▸ Task details
In the records below, find the line that contains "Generate a Python" and the line that contains "ax.tick_params(axis='x', pad=8)"; write out exactly those two lines and everything between them, without the pictures.

▸ Excerpted records
○ ○ ○
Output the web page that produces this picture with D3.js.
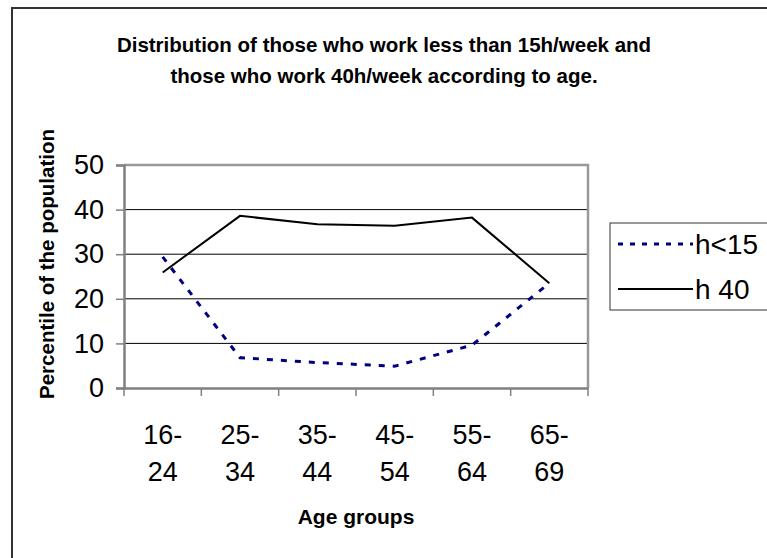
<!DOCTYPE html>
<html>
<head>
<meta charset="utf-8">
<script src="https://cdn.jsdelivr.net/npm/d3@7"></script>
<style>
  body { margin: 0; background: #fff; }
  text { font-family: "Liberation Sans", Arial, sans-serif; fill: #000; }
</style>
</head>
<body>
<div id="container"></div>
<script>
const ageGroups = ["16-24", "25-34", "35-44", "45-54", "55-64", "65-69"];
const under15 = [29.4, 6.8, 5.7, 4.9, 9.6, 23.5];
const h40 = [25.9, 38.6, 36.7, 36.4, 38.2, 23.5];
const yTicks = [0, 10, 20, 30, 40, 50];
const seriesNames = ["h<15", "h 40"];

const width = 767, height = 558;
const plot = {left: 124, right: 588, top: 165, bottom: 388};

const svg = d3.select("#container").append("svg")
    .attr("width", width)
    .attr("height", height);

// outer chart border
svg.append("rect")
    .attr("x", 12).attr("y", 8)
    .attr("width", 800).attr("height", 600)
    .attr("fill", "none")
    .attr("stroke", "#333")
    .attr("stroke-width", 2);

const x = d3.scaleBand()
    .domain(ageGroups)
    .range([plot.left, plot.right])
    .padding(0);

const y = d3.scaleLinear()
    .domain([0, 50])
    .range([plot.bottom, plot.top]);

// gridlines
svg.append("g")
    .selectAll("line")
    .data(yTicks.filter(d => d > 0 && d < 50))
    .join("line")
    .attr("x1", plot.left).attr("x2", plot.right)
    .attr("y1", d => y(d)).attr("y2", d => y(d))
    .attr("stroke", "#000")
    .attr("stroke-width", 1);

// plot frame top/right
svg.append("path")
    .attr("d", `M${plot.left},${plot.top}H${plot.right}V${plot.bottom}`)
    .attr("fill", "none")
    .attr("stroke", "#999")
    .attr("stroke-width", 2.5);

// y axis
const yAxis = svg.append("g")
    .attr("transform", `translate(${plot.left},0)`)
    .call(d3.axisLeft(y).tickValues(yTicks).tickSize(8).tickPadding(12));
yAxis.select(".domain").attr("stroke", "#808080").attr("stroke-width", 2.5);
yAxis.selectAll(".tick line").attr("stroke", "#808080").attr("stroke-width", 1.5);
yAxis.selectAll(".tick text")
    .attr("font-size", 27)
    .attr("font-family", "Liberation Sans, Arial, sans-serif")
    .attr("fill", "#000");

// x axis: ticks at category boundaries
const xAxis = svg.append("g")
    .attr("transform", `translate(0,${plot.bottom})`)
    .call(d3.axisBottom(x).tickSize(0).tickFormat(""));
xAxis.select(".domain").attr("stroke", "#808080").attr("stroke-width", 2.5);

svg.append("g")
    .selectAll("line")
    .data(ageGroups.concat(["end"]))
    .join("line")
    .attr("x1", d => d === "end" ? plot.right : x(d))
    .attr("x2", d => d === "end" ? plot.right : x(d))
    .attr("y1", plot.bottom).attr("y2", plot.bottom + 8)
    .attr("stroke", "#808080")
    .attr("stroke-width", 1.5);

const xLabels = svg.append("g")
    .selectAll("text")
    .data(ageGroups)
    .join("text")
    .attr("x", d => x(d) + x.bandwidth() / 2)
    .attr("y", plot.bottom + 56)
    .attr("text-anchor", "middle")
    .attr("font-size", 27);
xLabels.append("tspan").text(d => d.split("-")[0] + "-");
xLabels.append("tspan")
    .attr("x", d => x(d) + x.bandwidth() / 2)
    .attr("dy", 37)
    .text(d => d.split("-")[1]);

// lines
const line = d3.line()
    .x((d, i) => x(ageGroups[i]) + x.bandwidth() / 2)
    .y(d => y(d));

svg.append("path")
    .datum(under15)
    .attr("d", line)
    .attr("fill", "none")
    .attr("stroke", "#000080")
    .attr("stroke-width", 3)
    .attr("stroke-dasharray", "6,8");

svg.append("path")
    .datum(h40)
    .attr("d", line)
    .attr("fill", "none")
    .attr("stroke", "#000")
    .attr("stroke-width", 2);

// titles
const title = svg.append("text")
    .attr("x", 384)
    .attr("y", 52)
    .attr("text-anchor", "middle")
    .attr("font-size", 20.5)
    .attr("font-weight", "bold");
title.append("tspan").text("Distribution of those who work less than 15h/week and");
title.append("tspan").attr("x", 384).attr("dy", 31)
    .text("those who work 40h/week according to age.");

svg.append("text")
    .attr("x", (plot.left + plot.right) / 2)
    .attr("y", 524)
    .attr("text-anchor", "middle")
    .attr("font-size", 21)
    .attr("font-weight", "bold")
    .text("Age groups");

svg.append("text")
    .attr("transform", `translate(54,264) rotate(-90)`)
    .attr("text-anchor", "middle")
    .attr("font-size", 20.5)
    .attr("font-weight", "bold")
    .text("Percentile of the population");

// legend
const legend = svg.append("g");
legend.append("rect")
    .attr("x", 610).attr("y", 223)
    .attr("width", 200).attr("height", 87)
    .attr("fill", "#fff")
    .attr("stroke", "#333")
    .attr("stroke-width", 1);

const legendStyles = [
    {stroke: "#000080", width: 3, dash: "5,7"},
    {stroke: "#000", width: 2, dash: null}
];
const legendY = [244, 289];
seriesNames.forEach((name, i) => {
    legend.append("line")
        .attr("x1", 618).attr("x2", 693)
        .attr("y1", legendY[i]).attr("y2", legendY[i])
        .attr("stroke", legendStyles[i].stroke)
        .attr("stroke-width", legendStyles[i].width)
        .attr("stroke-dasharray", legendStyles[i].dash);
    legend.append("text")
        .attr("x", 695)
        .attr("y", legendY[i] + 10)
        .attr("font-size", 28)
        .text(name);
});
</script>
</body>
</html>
○ ○ ○
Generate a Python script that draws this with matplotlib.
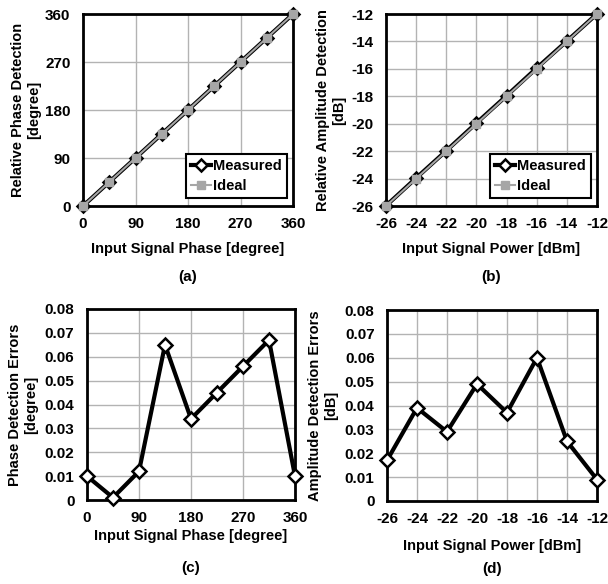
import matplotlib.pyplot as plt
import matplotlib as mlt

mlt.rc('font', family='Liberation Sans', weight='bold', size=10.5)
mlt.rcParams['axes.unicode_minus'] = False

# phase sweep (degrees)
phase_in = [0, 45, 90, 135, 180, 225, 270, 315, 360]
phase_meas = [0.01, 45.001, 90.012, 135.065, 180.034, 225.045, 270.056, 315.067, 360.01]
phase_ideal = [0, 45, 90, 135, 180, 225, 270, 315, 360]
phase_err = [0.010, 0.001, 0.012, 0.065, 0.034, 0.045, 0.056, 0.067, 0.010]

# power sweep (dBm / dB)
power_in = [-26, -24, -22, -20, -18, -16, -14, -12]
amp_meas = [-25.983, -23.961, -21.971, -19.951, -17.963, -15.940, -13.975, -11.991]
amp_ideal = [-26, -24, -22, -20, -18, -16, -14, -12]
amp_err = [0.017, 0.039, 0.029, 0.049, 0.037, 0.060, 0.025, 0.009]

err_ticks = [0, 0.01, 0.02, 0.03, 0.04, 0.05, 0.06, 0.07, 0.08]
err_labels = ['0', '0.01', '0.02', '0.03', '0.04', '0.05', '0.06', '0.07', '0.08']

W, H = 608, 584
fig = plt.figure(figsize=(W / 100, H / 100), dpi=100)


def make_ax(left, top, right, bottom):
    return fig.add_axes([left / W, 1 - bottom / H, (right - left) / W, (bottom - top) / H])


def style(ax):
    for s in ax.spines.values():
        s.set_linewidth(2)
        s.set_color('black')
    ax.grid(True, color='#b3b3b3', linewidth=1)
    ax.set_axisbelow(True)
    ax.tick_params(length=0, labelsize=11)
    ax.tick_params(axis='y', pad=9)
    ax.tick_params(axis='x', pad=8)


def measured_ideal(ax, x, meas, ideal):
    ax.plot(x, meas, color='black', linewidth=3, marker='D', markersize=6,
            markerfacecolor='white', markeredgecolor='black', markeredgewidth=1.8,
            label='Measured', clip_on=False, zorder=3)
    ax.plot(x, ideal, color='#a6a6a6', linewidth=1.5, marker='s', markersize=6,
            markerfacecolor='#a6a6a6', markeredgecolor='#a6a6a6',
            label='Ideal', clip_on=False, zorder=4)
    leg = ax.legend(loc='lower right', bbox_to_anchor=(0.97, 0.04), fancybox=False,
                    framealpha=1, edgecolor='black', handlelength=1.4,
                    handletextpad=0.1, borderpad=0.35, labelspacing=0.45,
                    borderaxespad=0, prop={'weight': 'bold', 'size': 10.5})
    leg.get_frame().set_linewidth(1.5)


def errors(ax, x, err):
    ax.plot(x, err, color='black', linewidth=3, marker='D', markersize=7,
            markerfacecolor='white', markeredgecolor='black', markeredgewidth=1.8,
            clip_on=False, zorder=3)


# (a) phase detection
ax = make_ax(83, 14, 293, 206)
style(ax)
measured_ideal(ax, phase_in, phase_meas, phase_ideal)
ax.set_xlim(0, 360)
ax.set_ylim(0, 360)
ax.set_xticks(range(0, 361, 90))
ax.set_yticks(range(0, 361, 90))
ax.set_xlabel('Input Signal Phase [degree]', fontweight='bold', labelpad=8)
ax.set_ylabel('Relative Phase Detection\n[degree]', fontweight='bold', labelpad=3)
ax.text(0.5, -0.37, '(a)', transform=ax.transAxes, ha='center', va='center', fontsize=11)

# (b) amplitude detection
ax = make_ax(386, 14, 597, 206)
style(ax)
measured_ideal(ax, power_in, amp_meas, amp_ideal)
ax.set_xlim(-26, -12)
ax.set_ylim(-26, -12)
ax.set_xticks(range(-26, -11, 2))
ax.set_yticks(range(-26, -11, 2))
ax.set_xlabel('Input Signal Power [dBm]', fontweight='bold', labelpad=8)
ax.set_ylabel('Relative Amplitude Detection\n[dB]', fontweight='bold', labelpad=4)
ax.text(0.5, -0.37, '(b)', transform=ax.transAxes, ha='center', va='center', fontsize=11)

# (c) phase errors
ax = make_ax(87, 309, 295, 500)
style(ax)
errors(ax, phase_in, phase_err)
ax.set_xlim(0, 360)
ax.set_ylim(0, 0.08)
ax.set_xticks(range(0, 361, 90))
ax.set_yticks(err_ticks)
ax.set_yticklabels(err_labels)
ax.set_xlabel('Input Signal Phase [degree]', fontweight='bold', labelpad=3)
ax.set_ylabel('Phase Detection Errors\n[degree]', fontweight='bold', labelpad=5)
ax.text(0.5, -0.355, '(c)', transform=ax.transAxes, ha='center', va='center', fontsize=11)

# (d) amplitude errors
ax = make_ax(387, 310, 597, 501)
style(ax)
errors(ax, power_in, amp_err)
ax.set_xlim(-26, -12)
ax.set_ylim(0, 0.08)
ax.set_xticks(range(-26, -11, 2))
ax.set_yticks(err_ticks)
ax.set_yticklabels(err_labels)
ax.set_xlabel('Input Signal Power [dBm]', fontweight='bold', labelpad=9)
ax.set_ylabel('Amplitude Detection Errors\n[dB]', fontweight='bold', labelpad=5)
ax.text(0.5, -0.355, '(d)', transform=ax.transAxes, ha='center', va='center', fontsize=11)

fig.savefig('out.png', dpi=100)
○ ○ ○
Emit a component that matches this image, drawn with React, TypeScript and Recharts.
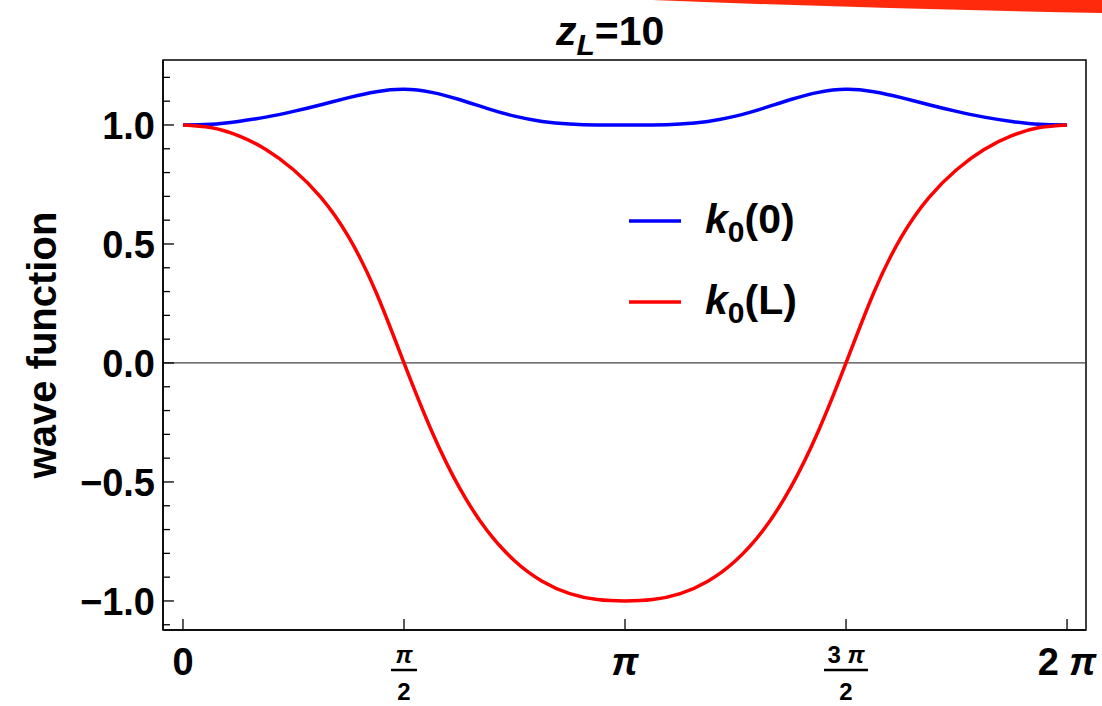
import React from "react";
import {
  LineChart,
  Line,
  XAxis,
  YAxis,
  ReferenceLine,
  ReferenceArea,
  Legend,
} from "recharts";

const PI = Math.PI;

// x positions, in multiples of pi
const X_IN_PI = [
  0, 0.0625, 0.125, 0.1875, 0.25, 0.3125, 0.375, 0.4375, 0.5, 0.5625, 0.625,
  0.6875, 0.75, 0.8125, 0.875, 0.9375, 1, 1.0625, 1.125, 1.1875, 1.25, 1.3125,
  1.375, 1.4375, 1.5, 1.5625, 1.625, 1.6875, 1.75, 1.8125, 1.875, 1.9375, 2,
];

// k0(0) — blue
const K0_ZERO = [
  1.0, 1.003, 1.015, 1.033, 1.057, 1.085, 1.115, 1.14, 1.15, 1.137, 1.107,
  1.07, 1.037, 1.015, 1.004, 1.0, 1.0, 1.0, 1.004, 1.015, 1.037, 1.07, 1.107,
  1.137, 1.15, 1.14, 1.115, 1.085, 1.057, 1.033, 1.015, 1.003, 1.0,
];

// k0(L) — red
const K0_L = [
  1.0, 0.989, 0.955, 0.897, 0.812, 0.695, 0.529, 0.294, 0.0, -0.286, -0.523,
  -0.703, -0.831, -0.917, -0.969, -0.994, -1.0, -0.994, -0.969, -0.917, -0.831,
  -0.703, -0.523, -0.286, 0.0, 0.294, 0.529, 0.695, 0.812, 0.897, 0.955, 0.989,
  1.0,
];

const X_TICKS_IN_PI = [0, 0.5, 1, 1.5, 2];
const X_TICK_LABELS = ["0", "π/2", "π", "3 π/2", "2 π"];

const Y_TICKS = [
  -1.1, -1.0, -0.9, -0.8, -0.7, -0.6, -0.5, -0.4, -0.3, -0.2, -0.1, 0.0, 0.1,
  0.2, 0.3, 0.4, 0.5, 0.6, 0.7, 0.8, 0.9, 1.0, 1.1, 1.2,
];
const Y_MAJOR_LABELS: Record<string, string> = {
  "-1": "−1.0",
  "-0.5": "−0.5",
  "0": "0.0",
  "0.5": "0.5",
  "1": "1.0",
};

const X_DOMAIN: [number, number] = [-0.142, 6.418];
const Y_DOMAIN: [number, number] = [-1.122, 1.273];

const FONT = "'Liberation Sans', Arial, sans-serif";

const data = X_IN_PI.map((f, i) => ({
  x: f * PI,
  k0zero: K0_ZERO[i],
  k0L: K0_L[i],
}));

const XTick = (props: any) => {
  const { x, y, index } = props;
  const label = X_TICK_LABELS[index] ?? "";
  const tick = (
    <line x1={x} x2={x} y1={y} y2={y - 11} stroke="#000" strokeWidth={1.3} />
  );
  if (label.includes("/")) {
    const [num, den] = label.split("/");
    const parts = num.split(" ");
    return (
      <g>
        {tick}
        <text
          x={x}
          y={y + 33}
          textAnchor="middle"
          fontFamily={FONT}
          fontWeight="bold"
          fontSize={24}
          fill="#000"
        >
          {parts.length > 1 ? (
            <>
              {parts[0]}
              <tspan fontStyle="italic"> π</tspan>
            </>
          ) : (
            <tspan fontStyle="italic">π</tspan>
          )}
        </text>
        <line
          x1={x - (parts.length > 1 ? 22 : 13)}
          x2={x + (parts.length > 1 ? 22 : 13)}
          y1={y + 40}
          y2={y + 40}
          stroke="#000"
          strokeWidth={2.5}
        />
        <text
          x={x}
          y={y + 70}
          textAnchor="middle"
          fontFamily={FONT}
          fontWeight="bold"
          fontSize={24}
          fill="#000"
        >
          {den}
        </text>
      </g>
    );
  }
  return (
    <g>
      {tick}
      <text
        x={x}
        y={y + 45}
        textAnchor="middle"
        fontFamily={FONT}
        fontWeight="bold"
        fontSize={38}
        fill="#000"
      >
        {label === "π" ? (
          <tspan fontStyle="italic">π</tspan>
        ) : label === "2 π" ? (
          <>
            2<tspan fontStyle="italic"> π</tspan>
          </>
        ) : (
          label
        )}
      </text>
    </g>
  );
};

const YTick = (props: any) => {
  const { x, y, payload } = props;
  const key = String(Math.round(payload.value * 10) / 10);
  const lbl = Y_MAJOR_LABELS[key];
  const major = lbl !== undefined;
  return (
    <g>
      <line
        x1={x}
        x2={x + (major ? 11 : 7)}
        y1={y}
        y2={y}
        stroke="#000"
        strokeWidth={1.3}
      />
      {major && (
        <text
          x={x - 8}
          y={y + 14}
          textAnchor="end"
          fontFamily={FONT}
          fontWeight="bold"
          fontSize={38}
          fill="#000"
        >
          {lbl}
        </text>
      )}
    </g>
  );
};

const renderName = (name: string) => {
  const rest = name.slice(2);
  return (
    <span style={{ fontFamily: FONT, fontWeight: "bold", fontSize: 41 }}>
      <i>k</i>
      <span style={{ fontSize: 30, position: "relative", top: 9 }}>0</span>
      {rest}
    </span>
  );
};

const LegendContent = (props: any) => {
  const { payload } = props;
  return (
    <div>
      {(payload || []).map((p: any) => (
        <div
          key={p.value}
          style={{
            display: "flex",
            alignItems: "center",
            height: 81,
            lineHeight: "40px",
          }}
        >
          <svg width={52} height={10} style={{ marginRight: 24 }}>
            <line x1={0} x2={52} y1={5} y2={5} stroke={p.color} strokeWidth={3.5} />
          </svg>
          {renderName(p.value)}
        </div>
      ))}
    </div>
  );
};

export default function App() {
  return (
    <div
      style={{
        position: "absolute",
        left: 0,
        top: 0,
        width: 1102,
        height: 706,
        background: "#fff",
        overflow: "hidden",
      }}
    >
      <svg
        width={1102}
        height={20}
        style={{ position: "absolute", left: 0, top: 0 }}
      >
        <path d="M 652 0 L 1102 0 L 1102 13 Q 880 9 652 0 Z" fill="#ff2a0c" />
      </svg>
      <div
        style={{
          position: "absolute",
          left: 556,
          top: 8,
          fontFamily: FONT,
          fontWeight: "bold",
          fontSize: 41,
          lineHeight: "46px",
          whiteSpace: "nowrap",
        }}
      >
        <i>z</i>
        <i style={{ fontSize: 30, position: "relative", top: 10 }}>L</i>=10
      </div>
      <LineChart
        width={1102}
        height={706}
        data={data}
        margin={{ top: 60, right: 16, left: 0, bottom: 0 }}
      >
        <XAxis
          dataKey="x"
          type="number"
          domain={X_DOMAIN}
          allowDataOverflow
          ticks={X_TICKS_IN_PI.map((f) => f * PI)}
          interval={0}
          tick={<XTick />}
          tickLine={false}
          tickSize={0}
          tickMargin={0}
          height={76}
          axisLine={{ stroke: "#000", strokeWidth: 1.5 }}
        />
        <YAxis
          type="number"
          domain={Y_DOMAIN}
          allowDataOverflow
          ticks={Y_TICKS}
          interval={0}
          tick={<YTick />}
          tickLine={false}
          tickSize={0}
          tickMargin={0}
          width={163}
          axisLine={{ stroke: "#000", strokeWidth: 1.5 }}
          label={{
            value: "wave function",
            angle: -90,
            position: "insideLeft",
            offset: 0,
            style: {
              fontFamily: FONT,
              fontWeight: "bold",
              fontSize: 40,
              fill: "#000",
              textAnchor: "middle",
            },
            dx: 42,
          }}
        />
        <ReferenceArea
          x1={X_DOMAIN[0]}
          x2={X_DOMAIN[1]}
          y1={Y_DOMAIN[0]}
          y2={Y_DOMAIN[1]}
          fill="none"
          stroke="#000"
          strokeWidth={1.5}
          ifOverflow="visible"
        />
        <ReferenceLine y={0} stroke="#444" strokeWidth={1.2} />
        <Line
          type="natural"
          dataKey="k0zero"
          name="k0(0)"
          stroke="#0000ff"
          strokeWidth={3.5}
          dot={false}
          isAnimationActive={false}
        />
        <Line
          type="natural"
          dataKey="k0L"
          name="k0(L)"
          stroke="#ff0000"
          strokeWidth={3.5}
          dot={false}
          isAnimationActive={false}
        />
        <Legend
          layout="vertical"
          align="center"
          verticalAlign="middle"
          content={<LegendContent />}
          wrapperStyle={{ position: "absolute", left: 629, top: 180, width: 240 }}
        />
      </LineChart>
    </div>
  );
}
○ ○ ○
▸ Problem solution
Generate a Python script that draws this with matplotlib.
import matplotlib.pyplot as plt
import matplotlib as mlt

mlt.rc('font', family='Liberation Sans', weight='bold', size=10.5)
mlt.rcParams['axes.unicode_minus'] = False

# phase sweep (degrees)
phase_in = [0, 45, 90, 135, 180, 225, 270, 315, 360]
phase_meas = [0.01, 45.001, 90.012, 135.065, 180.034, 225.045, 270.056, 315.067, 360.01]
phase_ideal = [0, 45, 90, 135, 180, 225, 270, 315, 360]
phase_err = [0.010, 0.001, 0.012, 0.065, 0.034, 0.045, 0.056, 0.067, 0.010]

# power sweep (dBm / dB)
power_in = [-26, -24, -22, -20, -18, -16, -14, -12]
amp_meas = [-25.983, -23.961, -21.971, -19.951, -17.963, -15.940, -13.975, -11.991]
amp_ideal = [-26, -24, -22, -20, -18, -16, -14, -12]
amp_err = [0.017, 0.039, 0.029, 0.049, 0.037, 0.060, 0.025, 0.009]

err_ticks = [0, 0.01, 0.02, 0.03, 0.04, 0.05, 0.06, 0.07, 0.08]
err_labels = ['0', '0.01', '0.02', '0.03', '0.04', '0.05', '0.06', '0.07', '0.08']

W, H = 608, 584
fig = plt.figure(figsize=(W / 100, H / 100), dpi=100)


def make_ax(left, top, right, bottom):
    return fig.add_axes([left / W, 1 - bottom / H, (right - left) / W, (bottom - top) / H])


def style(ax):
    for s in ax.spines.values():
        s.set_linewidth(2)
        s.set_color('black')
    ax.grid(True, color='#b3b3b3', linewidth=1)
    ax.set_axisbelow(True)
    ax.tick_params(length=0, labelsize=11)
    ax.tick_params(axis='y', pad=9)
    ax.tick_params(axis='x', pad=8)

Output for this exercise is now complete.